I hope they don't get any funny ideas about the cherry shrimps (all adults) while I'm gone. I keep them well fed so they don't try anything, but when they have to actually search for food I fear for the shrimps. :icon_lol:


----------



## Superedwin (Jan 19, 2009)

Well can you try to fine someone near you that you trust will feed your fish there food. If not just get a automatic fish feeder from the store and fill in the fished favorite food. ( Before you leave make sure everything is running right.


----------



## aschaal03 (Feb 2, 2009)

Well, you can't really feed live blackworms with a fish feeder.  My main tank has an auto feeder, but it's community and everything eats flake or feed dried. That's why I was sorta stumped as to what to do about the puffer tank. I'm going to see if I can get a family member to house sit for us, if not I'll have to try the blackworm in the substrate idea.


----------



## CrazyPlantLady (May 21, 2009)

aschaal03 said:


> How many should I throw in there for a 2 week trip for 5 puffers? And should I put them in when the puffs are sleeping so they have a chance to get underground first? I'm thinking maybe half an ounce would do.


The nice thing about the black worms is that the worst they will do is breed in the aquarium. Since they do not drown because they are aquatic, they will not foul the water. They just increase the bioload (but not by much) as the addition of any fish would do. 

If you find that they are breeding when you return and do not want them to, just do deep gravel vacuums for awhile in your water changes. It takes awhile for them to establish a colony and you could disrupt it.

As for when to put them in, I'd feed the puffers well and then after lights out, I'd drop the 'vacation feeder worms' in a pile near driftwood and/or the base of a plant or two. They borrow quickly. 

I let blackworms breed in several of my tanks. A lot of fish do like the thrill of the 'hunt' and are more active and colorful doing what comes natural. 

A word of caution: I've heard that if they find out that shrimp are tasty, its hard to discourage them from eating them in the future. A gal I know kept puffers and cherry shrimp for years together with no problem, then one day, the cherries disappeared over the course of 2 days  and she caught the puffers hunting in a pack after the last two (she did manage to rescue them). She tried three other times to introduce cherries again (keeping the puffers well fed before-hand) but they always starting hunting them again, seemingly for the fun of the chase! :icon_roll


----------



## aschaal03 (Feb 2, 2009)

Hmm..just what I was worried about with the cherries. That was my logic too, as long as they don't realize the shrimps are food they will ignore them. So far it's working. Maybe I'll throw the shrimps in my quarantine tank while I'm gone, just to be safe .
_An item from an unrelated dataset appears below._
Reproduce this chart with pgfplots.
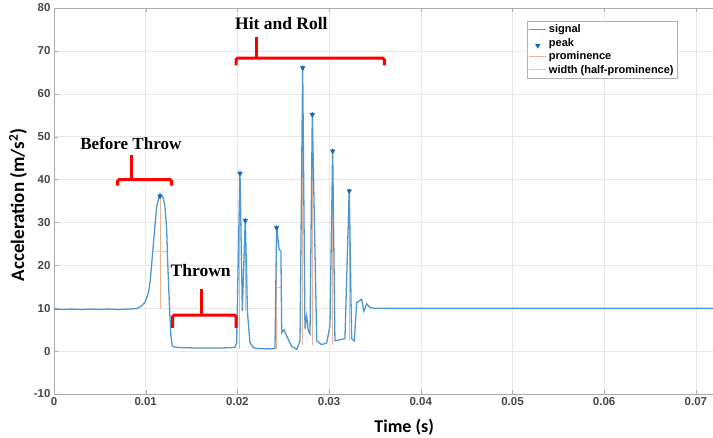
\documentclass[border=0pt]{standalone}
\usepackage{pgfplots}
\pgfplotsset{compat=1.18}
\usepackage{fontspec}
\setmainfont{Liberation Sans}
\newfontfamily\carlito{Carlito}
\newfontfamily\timesf{Liberation Serif}

\definecolor{sig}{RGB}{78,152,210}
\definecolor{pk}{RGB}{20,100,180}
\definecolor{prom}{RGB}{236,180,150}
\definecolor{wid}{RGB}{240,205,120}

\begin{document}
\begin{tikzpicture}
\begin{axis}[
    scale only axis, width=667pt, height=386pt,
    xmin=0, xmax=0.07274, ymin=-10, ymax=80,
    scaled x ticks=false,
    xtick={0,0.01,0.02,0.03,0.04,0.05,0.06,0.07},
    xticklabels={0,0.01,0.02,0.03,0.04,0.05,0.06,0.07},
    ytick={-10,0,10,20,30,40,50,60,70,80},
    grid=major, grid style={gray!18},
    axis line style={gray!65}, tick style={gray!65},
    tick align=inside, major tick length=4pt,
    /pgf/number format/assume math mode=true,
    ticklabel style={font=\bfseries\fontsize{11.5}{13}\selectfont, text=black!72},
    xlabel={\carlito\bfseries\fontsize{18}{20}\selectfont Time (s)},
    xlabel style={at={(axis description cs:0.525,-0.101)}, anchor=base},
    ylabel={\carlito\bfseries\fontsize{19}{22}\selectfont Acceleration (m/s\textsuperscript{2})},
    ylabel style={at={(axis description cs:-0.054,0.49)}, anchor=center},
    legend style={at={(axis description cs:0.709,0.966)}, anchor=north west,
        draw=gray!60, font=\bfseries\fontsize{11}{13}\selectfont,
        inner sep=1.5pt, row sep=0pt},
    legend cell align=left,
    unbounded coords=jump,
]
% prominence (drawn under the signal)
\addplot[prom, line width=1pt, forget plot] coordinates {
(0.01156,36.7)(0.01156,9.8)(0.01156,nan)
(0.02028,42.0)(0.02028,0.6)(0.02028,nan)
(0.02086,31.0)(0.02086,9.4)(0.02086,nan)
(0.02428,29.3)(0.02428,0.6)(0.02428,nan)
(0.02712,66.6)(0.02712,1.5)(0.02712,nan)
(0.02817,55.7)(0.02817,1.5)(0.02817,nan)
(0.03039,47.2)(0.03039,1.5)(0.03039,nan)
(0.0322,37.9)(0.0322,2.5)
};
% width at half prominence
\addplot[wid, line width=1pt, forget plot] coordinates {
(0.01101,23.2)(0.01229,23.2)(0.01229,nan)
(0.02010,21.3)(0.02046,21.3)(0.02046,nan)
(0.02072,20.2)(0.02100,20.2)(0.02100,nan)
(0.02418,14.9)(0.02483,14.9)(0.02483,nan)
(0.02700,34.0)(0.02724,34.0)(0.02724,nan)
(0.02805,28.6)(0.02829,28.6)(0.02829,nan)
(0.03027,24.4)(0.03051,24.4)(0.03051,nan)
(0.03209,20.2)(0.03231,20.2)
};
% signal
\addplot[sig, line width=1.3pt] coordinates {
(0,9.8)(0.001,9.7)(0.002,9.8)(0.003,9.7)(0.004,9.8)(0.005,9.7)(0.006,9.8)(0.007,9.7)(0.008,9.8)
(0.0090,9.9)(0.0094,10.3)(0.0099,11.3)(0.0103,13.6)(0.0105,16.5)(0.0108,24)(0.0110,29)(0.0112,33.8)
(0.01156,36.7)(0.0119,35.8)(0.0121,33.8)(0.01229,28.4)(0.0124,20.7)(0.01262,9)(0.01275,3.5)
(0.0129,1.2)(0.0132,0.9)(0.014,0.8)(0.016,0.7)(0.018,0.7)(0.0193,0.8)(0.01974,0.9)(0.01992,2)
(0.02028,42.0)(0.02054,9.4)(0.02086,31.0)(0.0211,9)(0.02137,2)(0.02174,0.8)(0.0222,0.6)(0.0235,0.5)
(0.0241,0.6)(0.02428,29.3)(0.02454,23.7)(0.02475,23.3)(0.02483,4.3)(0.02508,5)(0.02538,3.5)
(0.02592,1.1)(0.02647,0.4)(0.02683,2.3)(0.02712,66.6)(0.02737,5.2)(0.02756,8.2)(0.02773,4.8)
(0.02792,4)(0.02817,55.7)(0.02865,2.4)(0.02919,1.5)(0.02974,1.9)(0.0301,6)(0.03039,47.2)
(0.03064,2.4)(0.03173,2.9)(0.0322,37.9)(0.03246,2.9)(0.03275,2.4)(0.03301,11.3)(0.03355,12.1)
(0.0338,9.3)(0.0341,11)(0.03445,10.2)(0.03482,10.0)(0.036,10.0)(0.04,10)(0.05,10)(0.06,10)(0.07,10)(0.0728,10)
};
\addlegendentry{signal}
% peaks
\addplot[only marks, mark=triangle*, mark size=2.6pt, color=pk,
    mark options={rotate=180, yshift=2.5pt}] coordinates {
(0.01156,36.7)(0.02028,42.0)(0.02086,31.0)(0.02428,29.3)(0.02712,66.6)
(0.02817,55.7)(0.03039,47.2)(0.0322,37.9)
};
\addlegendentry{peak}
\addlegendimage{prom, line width=1pt}
\addlegendentry{prominence}
\addlegendimage{wid, line width=1pt}
\addlegendentry{width (half-prominence)}

% annotations
\draw[red, line width=3pt, rounded corners=1.5pt]
  (axis cs:0.00694,38.6) -- (axis cs:0.00694,40) -- (axis cs:0.01283,40) -- (axis cs:0.01283,38.6);
\draw[red, line width=3pt] (axis cs:0.00847,40) -- (axis cs:0.00847,45.8);
\node[font=\timesf\bfseries\fontsize{17}{20}\selectfont, anchor=base] at (axis cs:0.00838,47.0) {Before Throw};

\draw[red, line width=3pt, rounded corners=1.5pt]
  (axis cs:0.01294,5.4) -- (axis cs:0.01294,8.4) -- (axis cs:0.01985,8.4) -- (axis cs:0.01985,5.4);
\draw[red, line width=3pt] (axis cs:0.01611,8.4) -- (axis cs:0.01611,14.4);
\node[font=\timesf\bfseries\fontsize{17.5}{20}\selectfont, anchor=base] at (axis cs:0.0160,17.5) {Thrown};

\draw[red, line width=3pt, rounded corners=1.5pt]
  (axis cs:0.01985,66.6) -- (axis cs:0.01985,68.3) -- (axis cs:0.03602,68.3) -- (axis cs:0.03602,66.6);
\draw[red, line width=3pt] (axis cs:0.0221,68.3) -- (axis cs:0.0221,73.3);
\node[font=\timesf\bfseries\fontsize{17.5}{20}\selectfont, anchor=base] at (axis cs:0.0248,74.9) {Hit and Roll};
\end{axis}
\pgfresetboundingbox
\path[use as bounding box] ([shift={(-54pt,-44pt)}]current axis.south west)
  rectangle ([shift={(659pt,8pt)}]current axis.north west);
\end{tikzpicture}
\end{document}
I wouldn't mind it if the worms formed a colony in there. They could help keep the substrate clean and give the puffers some entertainment. Sounds good to me!


----------



## mistergreen (Dec 9, 2006)

how about dumping a mass of worms in and then cover with a plastic thing, maybe a half of a soda bottle so the puffers can't get to them. Wait till all the worms burrow, then remove the bottle.

oh, and malaysian trumpet snails too. they burrow as well.


----------



## Aquarist_Fist (Jul 22, 2008)

Can dwarf puffers crush MTS shells? They would certainly try, but the things may be too hard for them.


----------



## mistergreen (Dec 9, 2006)

yeah, the shell might be too hard but the baby mts should be fine.


----------